Porsche viert vandaag het twintigjarig bestaan van zijn 911 GT3. Goed voor zes succesvolle generaties van de straatlegale circuitracer.
Hij staat bovenaan mijn lijstje van ‘nog te rijden auto’s, de GT3. Welke generatie dan precies? In feite maakt het weinig uit, want van alle modelwissel valt iets te zeggen. Wat wel zeker is is dat iedere DRIVR ooit eens met een GT3 moet gereden hebben. Echte kenners zweren bij de originele en meest rauwe 996 die wel eens listig uit de hoek kon komen, terwijl andere het meer op de generaties van de 997 begrepen hebben. Maar ook de meest recente 991 heeft zo zijn kwaliteiten. Vooral dan sedert de introductie van de 991.2 met 4,0-liter motor en de terugkeer van de handbak.

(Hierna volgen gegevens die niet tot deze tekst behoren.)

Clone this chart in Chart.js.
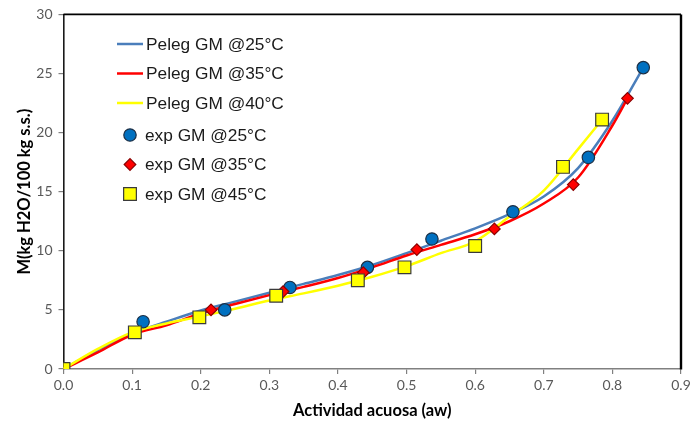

De eerste generatie GT3 werd vlak voor het nieuwe millennium ontwikkeld door tweevoudig wereldkampioen rally Walter Röhrl, race-ingenieur Roland Kussmaul en de ingenieurs van Weissach. Sindsdien werd de straatlegale atleet bij elke generatiewissel sneller, nauwkeuriger en dynamischer. Maar twee zaken zijn niettemin gebleven. Zijn atmosferische motor met motorsportcredenties en de achterwielaangedreven lay-out. Ook al zagen de meer recente generaties de komst van heel wat technische hulpmiddelen zoals actieve motorsteunen, PDK en vierwielsturing.
Met de wissel van de 911 generatie 991 naar 992, is Porsche ook druk bezig met een gloednieuwe GT3. Die krijgt naar verluidt opnieuw dezelfde karakteristieken van atmosferische flat six en achterwielaandrijving. Maar wat de Duitsers voor de rest nog voor de nieuwe GT3 in petto hebben is momenteel minder duidelijk. Meer van hetzelfde graag. En hopelijk eens die langverwachte testrit.